Reproduce, word for word, the span of lines starting at the line holding "Generate a LaTeX" and ending at the line holding "(pin) -- (tip);". Omit every picture.

########################################

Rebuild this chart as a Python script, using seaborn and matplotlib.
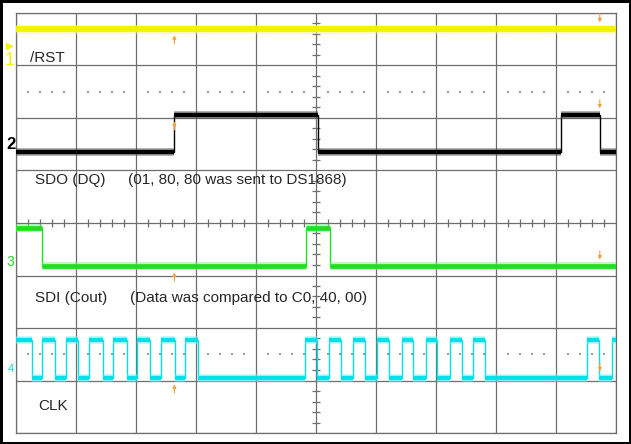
import numpy as np
import pandas as pd
import matplotlib
matplotlib.use("Agg")
import matplotlib.pyplot as plt
import seaborn as sns

###### trace data (time and level in screen divisions) ######
# ch1 /RST stays high the whole sweep
ch1_t = [0.0, 10.0]
ch1_v = [3.70, 3.70]

# ch2 SDO (DQ)
ch2_lo, ch2_hi = 1.35, 2.06
ch2_t = [0.0, 2.64, 5.03, 9.09, 9.73, 10.0]
ch2_s = [0, 1, 0, 1, 0, 0]

# ch3 SDI (Cout)
ch3_lo, ch3_hi = -0.82, -0.10
ch3_t = [0.0, 0.43, 4.83, 5.23, 10.0]
ch3_s = [1, 0, 1, 0, 0]

# ch4 CLK
ch4_lo, ch4_hi = -2.95, -2.23
ch4_t = [0.0, 0.27, 0.43, 0.65, 0.83, 1.03, 1.22, 1.45, 1.62, 1.85,
         2.02, 2.23, 2.42, 2.65, 2.82, 3.03,
         4.82, 5.02, 5.22, 5.42, 5.62, 5.82, 6.02, 6.22, 6.43, 6.62,
         6.83, 7.02, 7.23, 7.43, 7.62, 7.82,
         9.52, 9.72, 9.93, 10.0]
ch4_s = [1, 0, 1, 0, 1, 0, 1, 0, 1, 0,
         1, 0, 1, 0, 1, 0,
         1, 0, 1, 0, 1, 0, 1, 0, 1, 0,
         1, 0, 1, 0, 1, 0,
         1, 0, 1, 1]

# trigger markers (time, reference level per channel)
trig_left = 2.64
trig_right = 9.73
trig_levels = [3.70, 2.06, -0.82, -2.95]

labels = ["/RST", "SDO (DQ)", "(01, 80, 80 was sent to DS1868)",
          "SDI (Cout)", "(Data was compared to C0, 40, 00)", "CLK"]

colors = {"ch1": "#f2f200", "ch2": "#000000", "ch3": "#22dd22", "ch4": "#00e0e8"}
halo = {"ch1": "#ffff60", "ch2": "#555555", "ch3": "#80f080", "ch4": "#80f4f8"}
band_lw = {"ch1": 4.2, "ch2": 3.2, "ch3": 3.4, "ch4": 3.2}
grid_c = "#6e6e6e"
trig_c = "#f0a040"


def make_df(t, s=None, lo=None, hi=None, v=None):
    if v is None:
        v = [hi if k else lo for k in s]
    return pd.DataFrame({"t": t, "v": v})


traces = {
    "ch1": make_df(ch1_t, v=ch1_v),
    "ch2": make_df(ch2_t, ch2_s, ch2_lo, ch2_hi),
    "ch3": make_df(ch3_t, ch3_s, ch3_lo, ch3_hi),
    "ch4": make_df(ch4_t, ch4_s, ch4_lo, ch4_hi),
}

sns.set_style("white")
plt.rcParams["font.family"] = ["Liberation Sans", "DejaVu Sans"]

fig = plt.figure(figsize=(6.31, 4.44), dpi=100, facecolor="white",
                 edgecolor="black", linewidth=2.5)
ax = fig.add_axes([16 / 631, 11 / 444, 600 / 631, 420 / 444])
ax.set_xlim(0, 10)
ax.set_ylim(-4, 4)

# graticule
ax.set_xticks(np.arange(0, 11))
ax.set_yticks(np.arange(-4, 5))
ax.grid(True, color=grid_c, lw=0.9)
ax.set_axisbelow(True)
ax.tick_params(length=0, labelbottom=False, labelleft=False)
for sp in ax.spines.values():
    sp.set_color(grid_c)
    sp.set_linewidth(0.9)

minor_x = np.array([x for x in np.arange(0, 10.001, 0.2) if abs(x - round(x)) > 1e-6])
minor_y = np.array([y for y in np.arange(-4, 4.001, 0.2) if abs(y - round(y)) > 1e-6])
ax.vlines(minor_x, -0.07, 0.07, color=grid_c, lw=0.9)
ax.hlines(minor_y, 5 - 0.06, 5 + 0.06, color=grid_c, lw=0.9)
for row in [2.5, -2.5]:
    ax.scatter(minor_x, np.full(len(minor_x), row), s=1.2, marker="s",
               color="#9a9a9a", linewidths=0)

# traces: thin steps for edges + thick bands for the noisy levels
for name, df in traces.items():
    sns.lineplot(data=df, x="t", y="v", ax=ax, color=colors[name], lw=1.0,
                 drawstyle="steps-post", estimator=None, sort=False, zorder=3)
    ax.hlines(df["v"][:-1], df["t"][:-1], df["t"][1:], color=halo[name],
              lw=band_lw[name] + 2.4, alpha=0.5, zorder=3)
    ax.hlines(df["v"][:-1], df["t"][:-1], df["t"][1:], color=colors[name],
              lw=band_lw[name], zorder=4)
ax.set_xlabel("")
ax.set_ylabel("")

# trigger arrows
for lv in trig_levels:
    ax.annotate("", xy=(trig_left, lv - 0.07), xytext=(trig_left, lv - 0.34),
                arrowprops=dict(arrowstyle="-|>", color=trig_c, lw=0.8,
                                mutation_scale=5), zorder=5)
    ax.annotate("", xy=(trig_right, lv + 0.07), xytext=(trig_right, lv + 0.34),
                arrowprops=dict(arrowstyle="-|>", color=trig_c, lw=0.8,
                                mutation_scale=5), zorder=5)

# labels
fs = 11
ax.text(0.233, 3.14, labels[0], fontsize=fs, va="center", ha="left")
ax.text(0.317, 0.82, labels[1], fontsize=fs, va="center", ha="left")
ax.text(1.867, 0.82, labels[2], fontsize=fs, va="center", ha="left")
ax.text(0.317, -1.43, labels[3], fontsize=fs, va="center", ha="left")
ax.text(1.90, -1.43, labels[4], fontsize=fs, va="center", ha="left")
ax.text(0.367, -3.49, labels[5], fontsize=fs, va="center", ha="left")

# channel ground markers
ax.text(-0.10, 3.10, "1", color=colors["ch1"], fontsize=13, ha="center",
        va="center", clip_on=False)
ax.plot([-0.12], [3.37], marker=">", ms=4, color=colors["ch1"], clip_on=False)
ax.text(-0.08, 1.49, "2", color="black", fontsize=12, fontweight="bold",
        ha="center", va="center", clip_on=False)
ax.text(-0.09, -0.74, "3", color=colors["ch3"], fontsize=10, ha="center",
        va="center", clip_on=False)
ax.text(-0.08, -2.78, "4", color=colors["ch4"], fontsize=8, ha="center",
        va="center", clip_on=False)

fig.savefig("out.png", dpi=100, facecolor="white", edgecolor="black")
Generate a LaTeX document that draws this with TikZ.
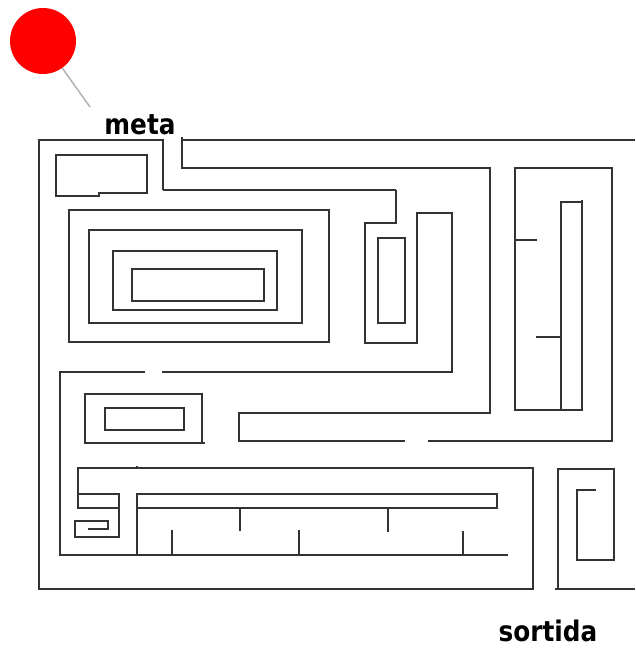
\documentclass[tikz,border=0pt]{standalone}
\usepackage{fontspec}
\setmainfont{DejaVu Sans}
\usepackage{tikz}

\tikzset{
	wall/.style={draw=black!80,line width=1.5pt},
	lbl/.style={font=\fontsize{24}{24}\selectfont\bfseries,inner sep=0pt,text=black,transform shape,xscale=1.03,yscale=1.18}
}

\begin{document}
\begin{tikzpicture}[x=1pt,y=-1pt]
	\useasboundingbox (0,0) rectangle (635,648);
	
	\node[shape=circle,fill=red,minimum size=66pt,inner sep=0pt] (pin) at (43, 41) {};
	\coordinate (tip) at (90, 107);
	\node[lbl] (meta) at (140, 125) {meta};
	\node[lbl] (sortida) at (548, 631) {sortida};
	
	\draw[draw=black!30,line width=1.5pt] (pin) -- (tip);
	
	% outer walls
	\draw[wall] (163,190) -- (163,140) -- (39,140) -- (39,589) -- (533,589) -- (533,468) -- (78,468) -- (78,508) -- (119,508);
	\draw[wall] (396,190) -- (163,190);
	\draw[wall] (182,137) -- (182,168) -- (490,168) -- (490,413) -- (239,413) -- (239,441) -- (405,441);
	\draw[wall] (182,140) -- (635,140);
	\draw[wall] (428,441) -- (612,441) -- (612,168) -- (515,168) -- (515,410) -- (582,410) -- (582,200);
	\draw[wall] (582,202) -- (561,202) -- (561,410);
	\draw[wall] (515,240) -- (537,240);
	\draw[wall] (536,337) -- (561,337);
	
	% top left box
	\draw[wall] (99,193) -- (147,193) -- (147,155) -- (56,155) -- (56,196) -- (99,196) -- cycle;
	
	% nested rectangles
	\draw[wall] (69,210) rectangle (329,342);
	\draw[wall] (89,230) rectangle (302,323);
	\draw[wall] (113,251) rectangle (277,310);
	\draw[wall] (132,269) rectangle (264,301);
	
	% middle
	\draw[wall] (396,190) -- (396,223) -- (365,223) -- (365,343) -- (417,343) -- (417,213) -- (452,213) -- (452,372) -- (162,372);
	\draw[wall] (378,238) rectangle (405,323);
	\draw[wall] (145,372) -- (60,372) -- (60,555);
	\draw[wall] (85,394) rectangle (202,443);
	\draw[wall] (202,443) -- (205,443);
	\draw[wall] (105,408) rectangle (184,430);
	
	% bottom
	\draw[wall] (59,555) -- (508,555);
	\draw[wall] (137,494) rectangle (497,508);
	\draw[wall] (137,508) -- (137,555);
	\draw[wall] (137,466) -- (137,468);
	\draw[wall] (172,530) -- (172,555);
	\draw[wall] (240,508) -- (240,531);
	\draw[wall] (299,530) -- (299,555);
	\draw[wall] (388,508) -- (388,532);
	\draw[wall] (463,531) -- (463,555);
	\draw[wall] (78,494) -- (119,494) -- (119,537) -- (75,537) -- (75,521) -- (108,521) -- (108,529) -- (88,529);
	
	% bottom right
	\draw[wall] (635,589) -- (555,589);
	\draw[wall] (558,589) -- (558,469) -- (614,469) -- (614,560) -- (577,560) -- (577,490) -- (596,490);
\end{tikzpicture}
\end{document}
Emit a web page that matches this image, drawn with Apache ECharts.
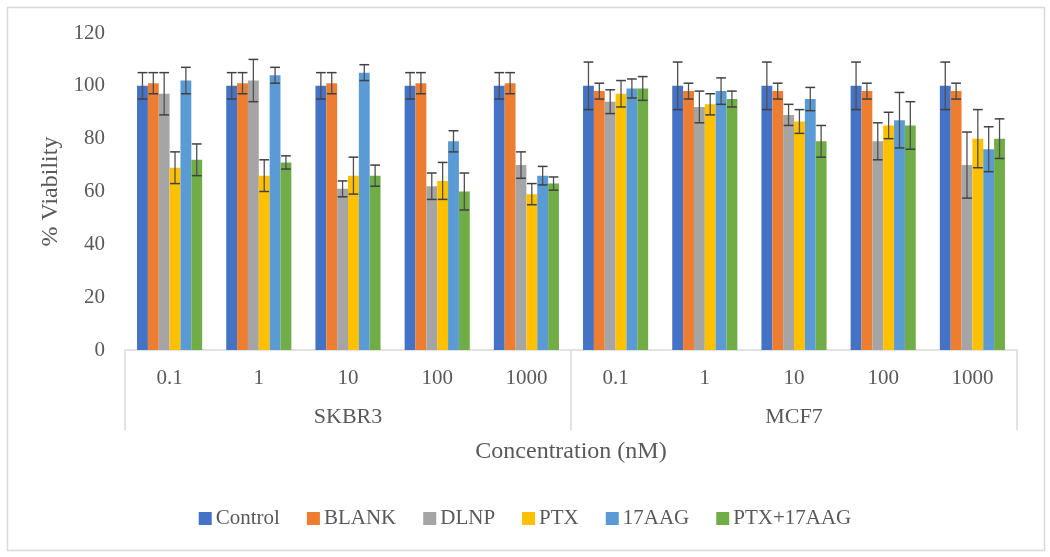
<!DOCTYPE html>
<html>
<head>
<meta charset="utf-8">
<script src="https://cdn.jsdelivr.net/npm/echarts@6/dist/echarts.min.js"></script>
<style>
html,body{margin:0;padding:0;background:#fff;}
#chart{width:1050px;height:557px;}
</style>
</head>
<body>
<div id="chart"></div>
<script>
const categories = ['0.1','1','10','100','1000','0.1','1','10','100','1000'];
const groups = ['SKBR3','MCF7'];
const yTicks = [0,20,40,60,80,100,120];
const seriesNames = ['Control','BLANK','DLNP','PTX','17AAG','PTX+17AAG'];

const control    = [100,100,100,100,100, 100,100,100,100,100];
const controlErr = [5,5,5,5,5, 9,9,9,9,9];
const blank      = [101,101,101,101,101, 98,98,98,98,98];
const blankErr   = [4,4,4,4,4, 3,3,3,3,3];
const dlnp       = [97,102,61,62,70, 94,92,89,79,70];
const dlnpErr    = [8,8,3,5,5, 4.5,6,4,7,12.5];
const ptx        = [69,66,66,64,59, 97,93,86.5,85,80];
const ptxErr     = [6,6,7,7,4, 5,4,4.5,5,11];
const aag        = [102,104,105,79,66, 99,98,95,87,76];
const aagErr     = [5,3,3,4,3.5, 3.6,5,4.4,10.5,8.5];
const combo      = [72,71,66,60,63, 99,95,79,85,80];
const comboErr   = [6,2.5,4,7,2.5, 4.5,3,6,9,7.5];

const values = [control, blank, dlnp, ptx, aag, combo];
const errors = [controlErr, blankErr, dlnpErr, ptxErr, aagErr, comboErr];
const colors = ['#4472C4','#ED7D31','#A5A5A5','#FFC000','#5B9BD5','#70AD47'];

const FONT = 'Liberation Serif';
const TXT = '#595959';
const GAP = 0.27;
const N = seriesNames.length;

const series = [];
seriesNames.forEach((name, k) => {
  series.push({
    name: name,
    type: 'bar',
    data: values[k],
    itemStyle: {color: colors[k]},
    barGap: '0%',
    barCategoryGap: (GAP*100) + '%',
    animation: false
  });
});
seriesNames.forEach((name, k) => {
  series.push({
    type: 'custom',
    data: values[k].map((v, i) => [i, v, errors[k][i]]),
    encode: {x: 0, y: 1},
    z: 5,
    silent: true,
    animation: false,
    renderItem: function (params, api) {
      const ci = api.value(0), v = api.value(1), e = api.value(2);
      const band = api.size([1, 0])[0];
      const bw = band * (1 - GAP) / N;
      const c = api.coord([ci, v]);
      const x = c[0] + (k - (N - 1) / 2) * bw;
      const top = api.coord([ci, v + e])[1];
      const bot = api.coord([ci, v - e])[1];
      const h = bw * 0.45;
      const st = {stroke: '#404040', lineWidth: 1.5};
      return {
        type: 'group',
        children: [
          {type: 'line', shape: {x1: x, y1: top, x2: x, y2: bot}, style: {stroke: '#505050', lineWidth: 1.3}},
          {type: 'line', shape: {x1: x - h, y1: top, x2: x + h, y2: top}, style: st},
          {type: 'line', shape: {x1: x - h, y1: bot, x2: x + h, y2: bot}, style: st}
        ]
      };
    }
  });
});

const chart = echarts.init(document.getElementById('chart'), null, {renderer: 'canvas'});
chart.setOption({
  backgroundColor: '#fff',
  animation: false,
  textStyle: {fontFamily: FONT, color: TXT},
  graphic: [{
    type: 'rect', left: 5, top: 5,
    shape: {width: 1037, height: 543},
    style: {fill: 'none', stroke: '#d9d9d9', lineWidth: 1.5},
    silent: true
  }],
  grid: {left: 125, right: 33, top: 33, bottom: 207},
  legend: {
    data: seriesNames,
    left: 'center',
    top: 503,
    icon: 'rect',
    itemWidth: 13,
    itemHeight: 13,
    itemGap: 27,
    textStyle: {fontFamily: FONT, fontSize: 21, color: TXT, padding: [0,0,0,-1]}
  },
  xAxis: [{
    type: 'category',
    data: categories,
    position: 'bottom',
    axisLine: {lineStyle: {color: '#d9d9d9', width: 1.5}},
    axisTick: {show: false},
    axisLabel: {fontFamily: FONT, fontSize: 21, color: TXT, margin: 18, interval: 0},
    name: 'Concentration (nM)',
    nameLocation: 'middle',
    nameGap: 90,
    nameTextStyle: {fontFamily: FONT, fontSize: 24, color: TXT}
  }, {
    type: 'category',
    data: groups,
    position: 'bottom',
    offset: 0,
    axisLine: {show: false},
    axisTick: {show: true, length: 80, lineStyle: {color: '#d9d9d9', width: 1.5}},
    axisLabel: {fontFamily: FONT, fontSize: 22, color: TXT, margin: 56}
  }],
  yAxis: {
    type: 'value',
    min: yTicks[0],
    max: yTicks[yTicks.length - 1],
    interval: 20,
    axisLine: {show: false},
    axisTick: {show: false},
    splitLine: {show: false},
    axisLabel: {fontFamily: FONT, fontSize: 21, color: TXT, margin: 20},
    name: '% Viability',
    nameLocation: 'middle',
    nameGap: 58,
    nameTextStyle: {fontFamily: FONT, fontSize: 24, color: TXT}
  },
  series: series
});
</script>
</body>
</html>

########################################

*Finished exercise*
Generate a LaTeX document that draws this with TikZ.
\documentclass[tikz,border=0pt]{standalone}
\usepackage{fontspec}
\setmainfont{DejaVu Sans}
\usepackage{tikz}

\tikzset{
	wall/.style={draw=black!80,line width=1.5pt},
	lbl/.style={font=\fontsize{24}{24}\selectfont\bfseries,inner sep=0pt,text=black,transform shape,xscale=1.03,yscale=1.18}
}

\begin{document}
\begin{tikzpicture}[x=1pt,y=-1pt]
	\useasboundingbox (0,0) rectangle (635,648);
	
	\node[shape=circle,fill=red,minimum size=66pt,inner sep=0pt] (pin) at (43, 41) {};
	\coordinate (tip) at (90, 107);
	\node[lbl] (meta) at (140, 125) {meta};
	\node[lbl] (sortida) at (548, 631) {sortida};
	
	\draw[draw=black!30,line width=1.5pt] (pin) -- (tip);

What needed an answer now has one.